Netaji went on to say, “If you wish, tomorrow you can unite the whole of China under one leader and come to an honourable settlement with Japan. Once that is done, Japan will withdraw all her forces from China. It is not necessary for you to wait till the end of the war. Even now you can attain complete freedom. If you seriously begin national reconstruction now you can fully stabilise China's economic position. Today China has before her an opportunity not even dreamt of during the last few years. Japan's proclamations following the grant of complete freedom to Burma and the Philippines, and the signing of the agreement with the Chinese National Government have shown that Japan is completely sincere about her professions and is willing to help the East Asiatic nations attain freedom and live a life of prosperity. I love my country as deeply and honestly as I expect you to love yours, and I want every Chinese to strive for the freedom of his Motherland. I shall never advise my Chinese brethren to endanger their honour. From my impressions of the policy pursued by Japan since the beginning of the Greater East Asia war, I can say with confidence that the present situation in East Asia has given the Chinese an opportunity to break away from Anglo-American control — an opportunity which the Chinese should not waste. Foreign influence has been completely eradicated from China. The Chinese have only their internal problems to solve, and that is the sole responsibility of the Chungking Government. I fail to understand why Chungking believes that the Anglo-Americans will be successful in the present war. I have toured extensively throughout East Asia and Europe since the war began and know the strength and weakness of the Axis Powers. I am in a position to assert that though the war is certain to be long and bitter, the Anglo-Americans will be finally beaten.”

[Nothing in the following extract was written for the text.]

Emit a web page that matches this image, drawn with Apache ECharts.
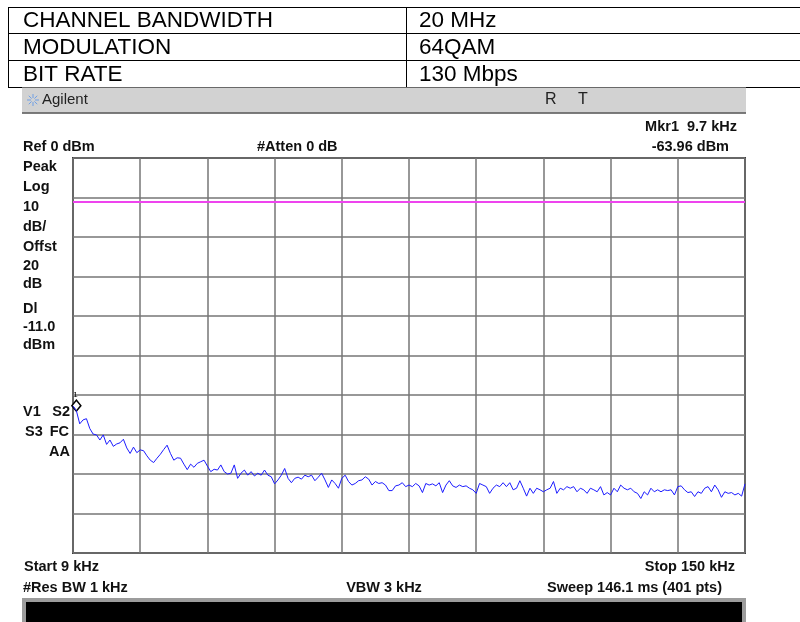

Continuing, Netaji said, “I am leaving today for my Headquarters in Shonan. From there I shall proceed to Burma and thence to the Indo-Burmese frontier. My position as Commander-in-Chief of the Indian National Army compels me to be at the scene of battle, and I feel that the Indian National Army will soon have to fight the British and Chinese forces, which are stationed there. I am unable to understand why Chungking must fight us and help the British to strengthen her hold on India. Why should Chungking, which calls itself a National Government, help a foreign Power to keep one of her sister nations enslaved? Indians sincerely sympathise with the Chinese people. In 1938, when I was President of the Congress, I sent a medical mission to China. Chungking has repaid us by sending her forces to fight us and help the British maintain their domination. No one could ever imagine that one day Marshal Chiang Kai-shek would order his troops to fight the Indian National Army. If he does so, I trust that Chinese people will never forgive him for helping Britain to continue her imperialistic rule in India.”